Feldman writes in great detail about her strict religious education in Williamsburg. But she fails to mention that she only attended the supposedly restrictive UTA for four years – and that only after being kicked out of a much more lax yeshiva in Manhattan, Bas Yaakov of the lower East Side. A cousin says that Feldman was expelled for making comments about sex.

More:

But this is the worst of it: Feldman alleges that when she and her husband were living in Airmont, Eli learned from his brother Cheskel that a 13 year old boy had been murdered in nearby Kiryas Joel by his father for masturbating. The father, according to Feldman’s account, cut off the boy’s penis and let him bleed to death. The Jewish ambulance service, known as Hatzalah, supposedly helped cover up the crime.

Fascinating, but at the very least dubious. As Hella Winston of The Jewish Week first reported and the Daily News confirmed, the young man in question was seven years older than Feldman reported, and evidence from the coroner, the New York State police, ambulance workers who reported the crime and family members of the dead man all overwhelmingly suggest that the young man (an allegedly troubled individual) died from slitting his own throat.

An uncle of the dead man calls Feldman a “psychopath.”

Read the whole thing.  On her Tumblr feed, Feldman addresses the allegation that she made up the story about the boy who had his pizzle sliced off:

Regarding the story I relayed about the boy who died, I regret that information I did not include in my book has found its way into a discussion of the veracity of my memoir.
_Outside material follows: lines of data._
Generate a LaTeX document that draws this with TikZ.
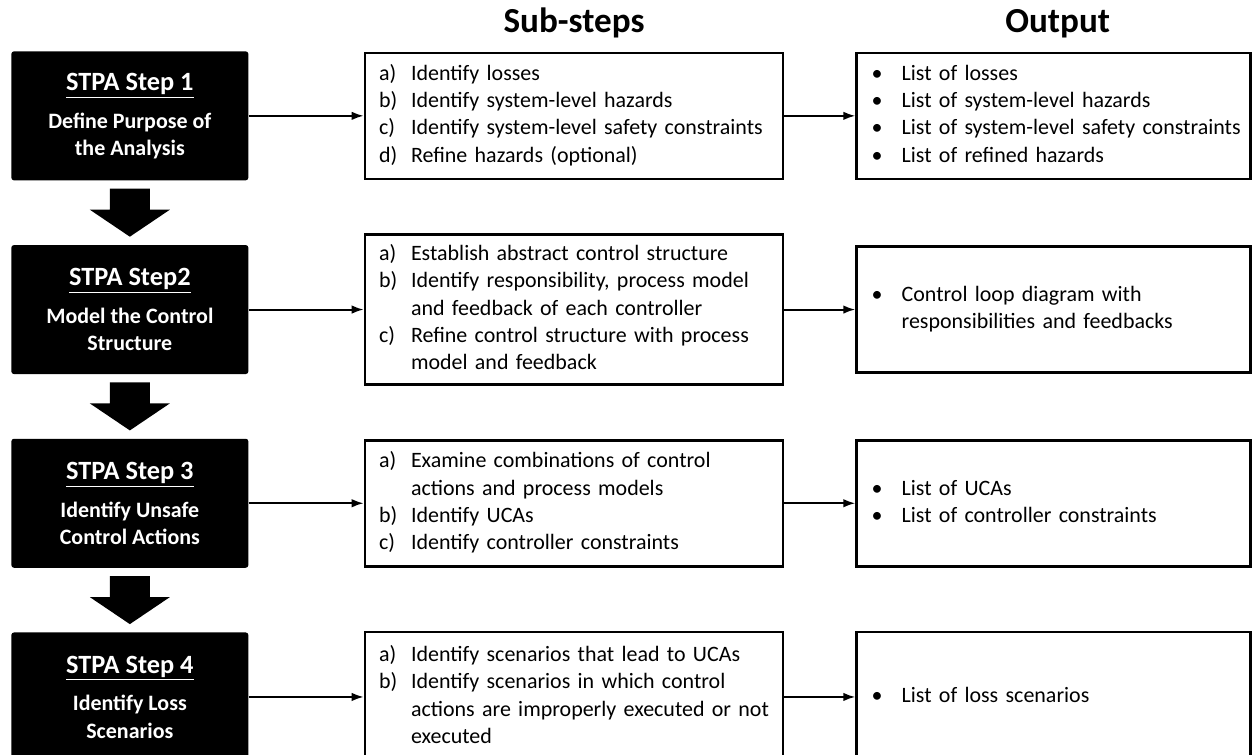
\documentclass[tikz,border=0pt]{standalone}
\usepackage{fontspec}
\setmainfont{Carlito}
\usetikzlibrary{positioning,calc,arrows.meta}
\tikzset{
  stepbox/.style={fill=black, text=white, rounded corners=1.5pt, inner sep=0pt,
    minimum width=4.74cm, minimum height=2.58cm, align=center,
    font=\bfseries\fontsize{12.5}{15.5}\selectfont},
  subbox/.style={draw, line width=1.5pt, text width=7.8cm, inner xsep=0.28cm,
    inner ysep=0.1cm, minimum height=2.52cm, align=left,
    font=\fontsize{12.5}{15.5}\selectfont},
  outbox/.style={subbox, text width=7.28cm, inner xsep=0.3cm},
  heading/.style={inner sep=0pt, font=\bfseries\fontsize{20}{24}\selectfont}
}
\newcommand{\steptitle}[1]{{\fontsize{15}{18}\selectfont\underline{#1}}\\[6pt]}

\begin{document}
\begin{tikzpicture}[>={Latex[length=2.4mm,width=1.7mm]}]
  % Configurable parameters
  \def\shaft{0.4cm}
  \def\head{0.8cm}
  \def\gap{0.16cm}
  \def\neck{0.58cm}
  %
  \useasboundingbox (0,0) rectangle (25.08,-15.1);
  %
  % Step boxes
  \node[stepbox, anchor=north west] (step1) at (0.22,-1.02)
    {\steptitle{STPA Step 1}Define Purpose of\\the Analysis};
  \node[stepbox, below=1.28cm of step1] (step2)
    {\steptitle{STPA Step2}Model the Control\\Structure};
  \node[stepbox, below=1.28cm of step2] (step3)
    {\steptitle{STPA Step 3}Identify Unsafe\\Control Actions};
  \node[stepbox, below=1.28cm of step3] (step4)
    {\steptitle{STPA Step 4}Identify Loss\\Scenarios};
  %
  % Sub-step boxes
  \node[subbox, right=2.3cm of step1] (sub1)
    {\begin{tabular}{@{}p{0.64cm}@{}l@{}}
      a) & Identify losses\\
      b) & Identify system-level hazards\\
      c) & Identify system-level safety constraints\\
      d) & Refine hazards (optional)
    \end{tabular}};
  \node[subbox, minimum height=3cm, right=2.3cm of step2] (sub2)
    {\begin{tabular}{@{}p{0.64cm}@{}l@{}}
      a) & Establish abstract control structure\\
      b) & Identify responsibility, process model\\
         & and feedback of each controller\\
      c) & Refine control structure with process\\
         & model and feedback
    \end{tabular}};
  \node[subbox, right=2.3cm of step3] (sub3)
    {\begin{tabular}{@{}p{0.64cm}@{}l@{}}
      a) & Examine combinations of control\\
         & actions and process models\\
      b) & Identify UCAs\\
      c) & Identify controller constraints
    \end{tabular}};
  \node[subbox, minimum height=2.6cm, right=2.3cm of step4] (sub4)
    {\begin{tabular}{@{}p{0.64cm}@{}l@{}}
      a) & Identify scenarios that lead to UCAs\\
      b) & Identify scenarios in which control\\
         & actions are improperly executed or not\\
         & executed
    \end{tabular}};
  %
  % Output boxes
  \node[outbox, right=1.42cm of sub1] (out1)
    {\begin{tabular}{@{}p{0.6cm}@{}l@{}}
      \textbullet & List of losses\\
      \textbullet & List of system-level hazards\\
      \textbullet & List of system-level safety constraints\\
      \textbullet & List of refined hazards
    \end{tabular}};
  \node[outbox, right=1.42cm of sub2] (out2)
    {\begin{tabular}{@{}p{0.6cm}@{}l@{}}
      \textbullet & Control loop diagram with\\
                  & responsibilities and feedbacks
    \end{tabular}};
  \node[outbox, right=1.42cm of sub3] (out3)
    {\begin{tabular}{@{}p{0.6cm}@{}l@{}}
      \textbullet & List of UCAs\\
      \textbullet & List of controller constraints
    \end{tabular}};
  \node[outbox, minimum height=2.6cm, right=1.42cm of sub4] (out4)
    {\begin{tabular}{@{}p{0.6cm}@{}l@{}}
      \textbullet & List of loss scenarios
    \end{tabular}};
  %
  % Headings
  \node[heading, above=0.26cm of sub1] (subhead) {Sub-steps};
  \node[heading, above=0.26cm of out1, xshift=0.08cm] (outhead) {Output};
  %
  % Connecting arrows
  \foreach \i in {1,...,4} {
    \draw[->, line width=1.1pt] (step\i.east) -- (sub\i.west);
    \draw[->, line width=1.1pt] (sub\i.east) -- (out\i.west);
  }
  %
  % Block arrows between steps
  \foreach \a/\b in {step1/step2,step2/step3,step3/step4}
    \fill let \p1=(\a.south), \p2=(\b.north) in
      (\x1-\shaft,\y1-\gap) -- (\x1+\shaft,\y1-\gap) -- (\x1+\shaft,\y1-\neck)
      -- (\x1+\head,\y1-\neck) -- (\x1,\y2+\gap) -- (\x1-\head,\y1-\neck)
      -- (\x1-\shaft,\y1-\neck) -- cycle;
  %
\end{tikzpicture}
\end{document}
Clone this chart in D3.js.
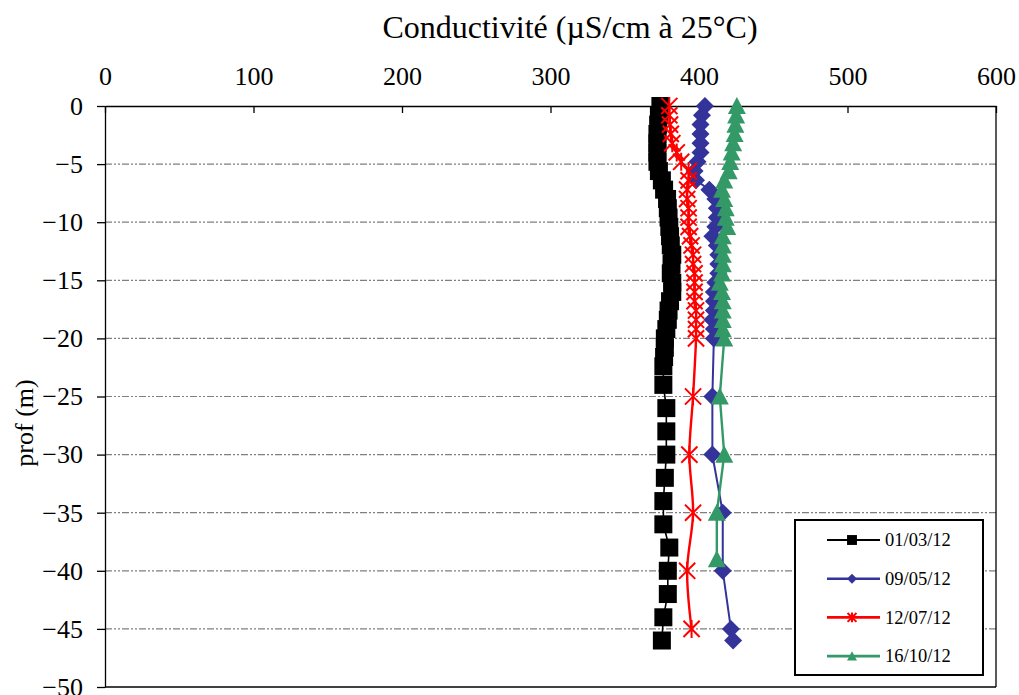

In the book I do not offer any identifying information about this boy or his family. I do not state his age, and I do not state that his father murdered him. I relay a conversation that I had with my husband, showing that my mind went to a certain conclusion and stating that my husband urged me not to jump to conclusions. I felt this was a significant moment in my life, relating to my decision to leave Satmar with my son. I stand by what I wrote in Unorthodox regarding my feelings about the event as I experienced it then.

So, it may not have been true, and Feldman didn’t bother to check out whether or not such a terrifying thing had actually occurred before slandering the Satmar community by accusing it of covering up a father’s gruesome sex-related murder of his son. Now that it has been demonstrated that she lied about this, she’s claiming that well, she felt at the time that it might be true, which is what really counts.

The Daily News reports that Simon & Schuster, Feldman’s publisher, won’t make her available for interviews. Go figure. Actually, the person I’d like to see interviewed is an executive of Simon & Schuster, asking them to what extent they verified the lurid and even defamatory stories Feldman tells. Or is it this a case of confirmation bias? Did it ring true to editors at the publishing house because they figured that Hasidic Jews must be the sort of people who would do these kinds of things?